ESG in the retail industry

by Dan Byrne on Apr 24, 2023

ESG in the retail industry

ESG in the retail industry is crucial. Issues like fast fashion and single-use plastics dominate the debate, and manufacturers are expected to end them.

Retail gets a lot of criticism. Customers, employees and governments continue to push for better working conditions and higher pay. Without concessions in these areas, disagreements and hot debates will continue. 

Ultimately, retail has an enormous role in ESG (environment, social and governance). Whether companies like it or not, manufacturing, transport, sales, and working conditions are core issues in the sector. Companies could face major headaches without an ESG strategy that addresses them sustainability. 

Key Points:

  • Investors and customers are attaching more importance to ESG in retail
  • Adopting ESG practices can lead to greater sustainability.
  • Purpose and reputation should be at the heart of decision-making.
  • Retail companies can and should engage with local communities.
  • Investing in ESG training can be a great enabler for corporate leaders.

What are the benefits of ESG in the retail industry?

  • Reputation. ESG often helps your company’s image. People and investors will likely consider you more responsible around people and the planet. This is a valuable asset. 
  • Loyalty. Because of the above, stakeholders will trust your brand, endorse it, and return to it. If you’re doubtful, just look at how much value consumers place on social and environmental issues. They share ESG’s core values.  
  • Reduced risk. Companies focused on ESG can mitigate reputational risk. Sustainable sourcing and transport can also reduce the chance of supply champion disruption.
  • Reduced costs. Going green will likely cost less in the long term.

What is the best way to measure ESG?

Reports and ratings which conform to recognised standards and frameworks are the best way. Companies should focus on their carbon footprint, their treatment of employees (and ensuring similar standards across borders) and their impact on local communities. 

Common ratings agencies are Sustainalytics or CSRHub. Common frameworks for the retail industry are Sustainable Apparel Coalitions Higg Index or the Retail Sustainability Management Program. 

Other relevant standards include ISO 14001 for environmental management, ISO 26000 for social responsibility and Fair Trade certification, which many consider a globally recognised seal of approval.

What should be the main areas of focus?

If unsure where to start, consider where the business significantly impacts ESG-related factors. What KPIs can be tracked? How will you communicate this new approach?

Common goals are:

  • reducing excess packaging (E)
  • more recyclable materials (E)
  • improving supply chain efficiencies (E)
  • fairer labour practices (S)
  • charitable donations (S)
  • relationship-building in communities (S)
  • diversity and inclusion initiatives (S)
  • addressing any accusations of corruption (G)
  • learning more about ESG through recognised qualifications

What are the challenges in implementing ESG in the retail industry?

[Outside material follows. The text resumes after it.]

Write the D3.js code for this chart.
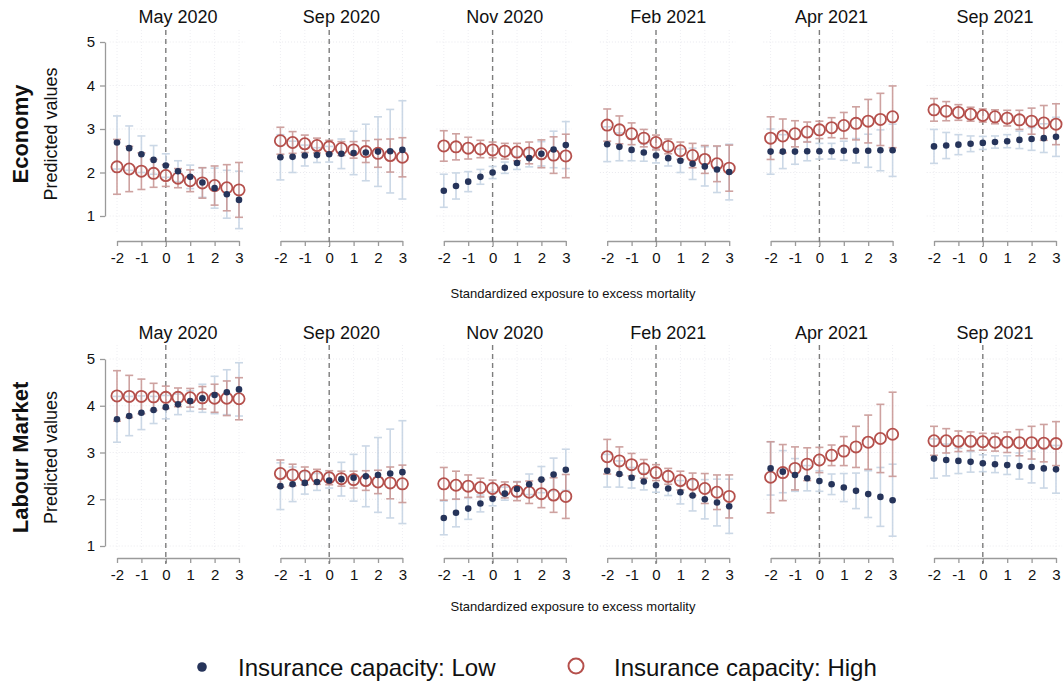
<!DOCTYPE html>
<html>
<head>
<meta charset="utf-8">
<script src="https://cdn.jsdelivr.net/npm/d3@7"></script>
<style>
  html, body { margin: 0; padding: 0; background: #fff; }
  svg { display: block; font-family: "Liberation Sans", Arial, Helvetica, sans-serif; }
</style>
</head>
<body>
<svg id="chart" width="1064" height="686"></svg>
<script>
// Exposure grid (standardized excess-mortality exposure)
const exposure = [-2, -1.5, -1, -0.5, 0, 0.5, 1, 1.5, 2, 2.5, 3];
const xTicks = [-2, -1, 0, 1, 2, 3];
const yTicks = [1, 2, 3, 4, 5];
const waves = ["May 2020", "Sep 2020", "Nov 2020", "Feb 2021", "Apr 2021", "Sep 2021"];
const outcomes = ["Economy", "Labour Market"];
const legendLabels = ["Insurance capacity: Low", "Insurance capacity: High"];
const xTitle = "Standardized exposure to excess mortality";
const yTitle = "Predicted values";

// Economy — low insurance capacity: predicted values and CI half-widths, one row per wave
const econLowEst = [
  [2.69, 2.56, 2.42, 2.29, 2.16, 2.03, 1.90, 1.77, 1.64, 1.50, 1.37],
  [2.35, 2.36, 2.39, 2.40, 2.42, 2.43, 2.45, 2.46, 2.48, 2.49, 2.52],
  [1.58, 1.69, 1.79, 1.90, 2.00, 2.11, 2.22, 2.33, 2.43, 2.53, 2.63],
  [2.65, 2.59, 2.52, 2.46, 2.39, 2.33, 2.27, 2.20, 2.14, 2.07, 2.01],
  [2.48, 2.48, 2.48, 2.49, 2.49, 2.49, 2.50, 2.50, 2.50, 2.51, 2.51],
  [2.60, 2.62, 2.64, 2.66, 2.68, 2.70, 2.72, 2.75, 2.77, 2.79, 2.82]
];
const econLowCI = [
  [0.61, 0.51, 0.42, 0.33, 0.27, 0.24, 0.27, 0.34, 0.46, 0.55, 0.66],
  [0.52, 0.36, 0.24, 0.17, 0.18, 0.34, 0.50, 0.65, 0.80, 0.96, 1.13],
  [0.38, 0.30, 0.23, 0.17, 0.14, 0.13, 0.15, 0.20, 0.28, 0.42, 0.54],
  [0.40, 0.32, 0.25, 0.20, 0.17, 0.18, 0.27, 0.36, 0.45, 0.53, 0.64],
  [0.52, 0.39, 0.29, 0.22, 0.18, 0.18, 0.22, 0.28, 0.38, 0.47, 0.60],
  [0.39, 0.30, 0.23, 0.18, 0.15, 0.14, 0.15, 0.20, 0.26, 0.33, 0.45]
];
// Economy — high insurance capacity
const econHighEst = [
  [2.13, 2.08, 2.03, 1.98, 1.93, 1.87, 1.81, 1.76, 1.70, 1.65, 1.60],
  [2.73, 2.69, 2.66, 2.62, 2.59, 2.55, 2.52, 2.48, 2.44, 2.39, 2.35],
  [2.61, 2.59, 2.56, 2.54, 2.52, 2.49, 2.47, 2.45, 2.43, 2.40, 2.38],
  [3.09, 2.98, 2.89, 2.79, 2.69, 2.60, 2.50, 2.39, 2.30, 2.20, 2.10],
  [2.79, 2.84, 2.89, 2.93, 2.98, 3.03, 3.08, 3.13, 3.18, 3.22, 3.28],
  [3.44, 3.41, 3.38, 3.34, 3.31, 3.28, 3.25, 3.21, 3.18, 3.14, 3.11]
];
const econHighCI = [
  [0.63, 0.52, 0.42, 0.32, 0.25, 0.22, 0.25, 0.35, 0.45, 0.53, 0.63],
  [0.31, 0.25, 0.20, 0.17, 0.15, 0.16, 0.19, 0.25, 0.32, 0.38, 0.45],
  [0.35, 0.30, 0.25, 0.20, 0.18, 0.18, 0.20, 0.25, 0.32, 0.42, 0.50],
  [0.37, 0.32, 0.25, 0.20, 0.17, 0.17, 0.20, 0.28, 0.32, 0.41, 0.53],
  [0.49, 0.39, 0.30, 0.23, 0.20, 0.23, 0.30, 0.38, 0.50, 0.60, 0.71],
  [0.26, 0.22, 0.18, 0.16, 0.15, 0.16, 0.18, 0.22, 0.30, 0.40, 0.47]
];
// Labour market — low insurance capacity
const labLowEst = [
  [3.71, 3.78, 3.85, 3.91, 3.97, 4.03, 4.10, 4.16, 4.23, 4.29, 4.35],
  [2.28, 2.32, 2.35, 2.37, 2.40, 2.43, 2.46, 2.49, 2.52, 2.55, 2.58],
  [1.60, 1.71, 1.80, 1.91, 2.01, 2.12, 2.22, 2.32, 2.42, 2.53, 2.63],
  [2.61, 2.54, 2.46, 2.38, 2.30, 2.23, 2.15, 2.08, 2.00, 1.93, 1.85],
  [2.66, 2.59, 2.52, 2.45, 2.39, 2.32, 2.25, 2.18, 2.11, 2.05, 1.98],
  [2.87, 2.84, 2.82, 2.80, 2.77, 2.75, 2.73, 2.71, 2.69, 2.66, 2.64]
];
const labLowCI = [
  [0.49, 0.42, 0.36, 0.29, 0.25, 0.22, 0.22, 0.30, 0.40, 0.48, 0.57],
  [0.50, 0.37, 0.24, 0.18, 0.16, 0.36, 0.50, 0.65, 0.80, 0.95, 1.10],
  [0.36, 0.30, 0.23, 0.18, 0.15, 0.14, 0.16, 0.22, 0.28, 0.35, 0.44],
  [0.35, 0.28, 0.22, 0.18, 0.15, 0.15, 0.25, 0.33, 0.42, 0.50, 0.58],
  [0.57, 0.45, 0.35, 0.27, 0.22, 0.22, 0.30, 0.38, 0.50, 0.63, 0.77],
  [0.42, 0.34, 0.27, 0.22, 0.18, 0.18, 0.20, 0.28, 0.34, 0.42, 0.51]
];
// Labour market — high insurance capacity
const labHighEst = [
  [4.21, 4.20, 4.20, 4.19, 4.18, 4.18, 4.17, 4.17, 4.16, 4.16, 4.15],
  [2.55, 2.52, 2.50, 2.48, 2.46, 2.44, 2.42, 2.40, 2.37, 2.35, 2.33],
  [2.33, 2.30, 2.28, 2.25, 2.23, 2.20, 2.17, 2.15, 2.12, 2.09, 2.06],
  [2.91, 2.82, 2.74, 2.65, 2.57, 2.49, 2.40, 2.32, 2.23, 2.15, 2.06],
  [2.47, 2.57, 2.66, 2.75, 2.84, 2.94, 3.03, 3.12, 3.22, 3.30, 3.39],
  [3.25, 3.25, 3.24, 3.24, 3.23, 3.22, 3.22, 3.21, 3.21, 3.20, 3.19]
];
const labHighCI = [
  [0.54, 0.45, 0.37, 0.29, 0.24, 0.20, 0.20, 0.24, 0.30, 0.37, 0.45],
  [0.29, 0.23, 0.19, 0.16, 0.15, 0.16, 0.18, 0.21, 0.25, 0.34, 0.40],
  [0.35, 0.30, 0.24, 0.20, 0.18, 0.17, 0.20, 0.24, 0.30, 0.37, 0.47],
  [0.37, 0.30, 0.24, 0.20, 0.17, 0.17, 0.20, 0.24, 0.32, 0.37, 0.46],
  [0.76, 0.60, 0.46, 0.35, 0.27, 0.22, 0.31, 0.44, 0.58, 0.73, 0.90],
  [0.31, 0.26, 0.22, 0.20, 0.18, 0.19, 0.22, 0.28, 0.35, 0.40, 0.47]
];

// Colours
const navy = "#26345a";
const rose = "#b5504c";
const ciBlue = "#c6d4e4";
const ciRose = "#c99896";
const axisGrey = "#9a9a9a";

const svg = d3.select("#chart");

// Row geometry (pixels)
const rows = [
  { name: outcomes[0], low: [econLowEst, econLowCI], high: [econHighEst, econHighCI],
    y1: 216, y5: 42, top: 30, bottom: 233, axisY: 241, titleY: 23, xTitleY: 298 },
  { name: outcomes[1], low: [labLowEst, labLowCI], high: [labHighEst, labHighCI],
    y1: 546, y5: 359, top: 345, bottom: 552, axisY: 558, titleY: 339, xTitleY: 611 }
];
const panelX0 = 117, panelStep = 163.4, panelW = 122;

rows.forEach(row => {
  const y = d3.scaleLinear().domain([1, 5]).range([row.y1, row.y5]);
  const midY = (row.y5 + row.y1) / 2 + 5;

  // Row labels
  svg.append("text")
    .attr("transform", `translate(28,${midY}) rotate(-90)`)
    .attr("text-anchor", "middle")
    .attr("font-size", 22).attr("font-weight", "bold").attr("fill", "#111")
    .text(row.name);
  svg.append("text")
    .attr("transform", `translate(57,${midY}) rotate(-90)`)
    .attr("text-anchor", "middle")
    .attr("font-size", 18).attr("fill", "#111")
    .text(yTitle);

  waves.forEach((wave, i) => {
    const x0 = panelX0 + panelStep * i;
    const x = d3.scaleLinear().domain([-2, 3]).range([x0, x0 + panelW]);
    const g = svg.append("g");

    // faint dotted grid
    g.selectAll("line.hgrid").data(yTicks).join("line")
      .attr("x1", x(-2.3)).attr("x2", x(3.25))
      .attr("y1", d => y(d)).attr("y2", d => y(d))
      .attr("stroke", "#e9e9ee").attr("stroke-width", 1).attr("stroke-dasharray", "1,2");
    g.selectAll("line.vgrid").data(xTicks).join("line")
      .attr("x1", d => x(d)).attr("x2", d => x(d))
      .attr("y1", row.top).attr("y2", row.bottom)
      .attr("stroke", "#eeeef2").attr("stroke-width", 1).attr("stroke-dasharray", "1,2");

    // panel title
    g.append("text")
      .attr("x", x(0.5)).attr("y", row.titleY)
      .attr("text-anchor", "middle").attr("font-size", 18).attr("fill", "#111")
      .text(wave);

    // x axis
    const xAxis = d3.axisBottom(x).tickValues(xTicks).tickSize(5).tickSizeOuter(0)
      .tickPadding(6).tickFormat(d => String(d));
    const ax = g.append("g").attr("transform", `translate(0,${row.axisY})`).call(xAxis);
    ax.select(".domain").attr("stroke", axisGrey).attr("stroke-width", 1.3);
    ax.selectAll(".tick line").attr("stroke", axisGrey).attr("stroke-width", 1.3);
    ax.selectAll(".tick text").attr("font-size", 15).attr("fill", "#111")
      .attr("font-family", "Liberation Sans, Arial, sans-serif");

    // y axis on the first column only
    if (i === 0) {
      const yAxis = d3.axisLeft(y).tickValues(yTicks).tickSize(5).tickSizeOuter(0)
        .tickPadding(5).tickFormat(d3.format("d"));
      const ay = svg.append("g").attr("transform", `translate(105,0)`).call(yAxis);
      ay.select(".domain").attr("stroke", axisGrey).attr("stroke-width", 1.3);
      ay.selectAll(".tick line").attr("stroke", axisGrey).attr("stroke-width", 1.3);
      ay.selectAll(".tick text").attr("font-size", 15).attr("fill", "#111")
        .attr("font-family", "Liberation Sans, Arial, sans-serif");
    }

    // reference line at zero exposure
    g.append("line")
      .attr("x1", x(0)).attr("x2", x(0))
      .attr("y1", row.top).attr("y2", row.axisY + 6)
      .attr("stroke", "#7d7d7d").attr("stroke-width", 1.4).attr("stroke-dasharray", "5,4");

    const series = [
      { est: row.low[0][i], ci: row.low[1][i], color: ciBlue },
      { est: row.high[0][i], ci: row.high[1][i], color: ciRose }
    ];

    // confidence intervals with caps
    series.forEach(s => {
      const pts = exposure.map((e, k) => ({ e, v: s.est[k], h: s.ci[k] }));
      const ci = g.append("g").attr("stroke", s.color).attr("stroke-width", 1.6).attr("opacity", 0.9);
      ci.selectAll("line.bar").data(pts).join("line")
        .attr("x1", d => x(d.e)).attr("x2", d => x(d.e))
        .attr("y1", d => y(d.v + d.h)).attr("y2", d => y(d.v - d.h));
      ci.selectAll("line.capT").data(pts).join("line")
        .attr("x1", d => x(d.e) - 4).attr("x2", d => x(d.e) + 4)
        .attr("y1", d => y(d.v + d.h)).attr("y2", d => y(d.v + d.h));
      ci.selectAll("line.capB").data(pts).join("line")
        .attr("x1", d => x(d.e) - 4).attr("x2", d => x(d.e) + 4)
        .attr("y1", d => y(d.v - d.h)).attr("y2", d => y(d.v - d.h));
    });

    // high capacity: hollow circles
    g.selectAll("circle.high").data(exposure).join("circle")
      .attr("cx", d => x(d)).attr("cy", (d, k) => y(row.high[0][i][k]))
      .attr("r", 5.6).attr("fill", "none").attr("stroke", rose).attr("stroke-width", 1.8);

    // low capacity: solid dots
    g.selectAll("circle.low").data(exposure).join("circle")
      .attr("cx", d => x(d)).attr("cy", (d, k) => y(row.low[0][i][k]))
      .attr("r", 3.3).attr("fill", navy);
  });

  // shared x-axis title
  svg.append("text")
    .attr("x", 573).attr("y", row.xTitleY)
    .attr("text-anchor", "middle").attr("font-size", 13).attr("fill", "#111")
    .text(xTitle);
});

// Legend
const legY = 667;
svg.append("circle").attr("cx", 202).attr("cy", legY).attr("r", 4.8).attr("fill", navy);
svg.append("text").attr("x", 238).attr("y", legY + 8.5)
  .attr("font-size", 24).attr("fill", "#111").text(legendLabels[0]);
svg.append("circle").attr("cx", 576).attr("cy", legY - 1).attr("r", 7.5)
  .attr("fill", "none").attr("stroke", rose).attr("stroke-width", 2);
svg.append("text").attr("x", 614).attr("y", legY + 8.5)
  .attr("font-size", 24).attr("fill", "#111").text(legendLabels[1]);
</script>
</body>
</html>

Often, companies will struggle to justify the costs of implementing ESG-related practices. 

Tight margins govern retail decisions. It can be challenging for ESG to factor in. Other industries with higher margins will find it easier to craft a balance.

To justify such investments, retailers should consider the long-term and the lifetime value of the customers they depend on. Ultimately, strong ESG practices are linked to stronger profits. An excellent retail CEO will recognise this and act progressively.

So, what does this look like in practice?

  • Ethical sourcing. Initially, it can look costlier due to supply factors or lack of ability to buy in bulk. However, it can gain heavy endorsement from consumers and investors.
  • Supply chain analysis. Starting out, companies can view this as a cumbersome activity that gets in the way of business. Still, in the long term, it produces chains that are more resilient to market shocks and natural disasters because they take ESG into account.

In summary

Most retailers accept the need to define their ESG path but may need help knowing where to start. 

Moreover, progress is driven by stakeholders, not just the companies themselves. Stakeholders apply their assessment criteria and judge based on those. 

Ultimately, retail is a front-line business where brands are always in the minds of investors and stakeholders. For that reason, companies should always keep these people updated and satisfied. 

Company purpose and reputation should be at the heart of decision-making, and stakeholder outlooks should always influence this process.

While there may be some challenges in justifying the short-term costs associated with ESG, these changes can be linked to sustainable profits in the long term.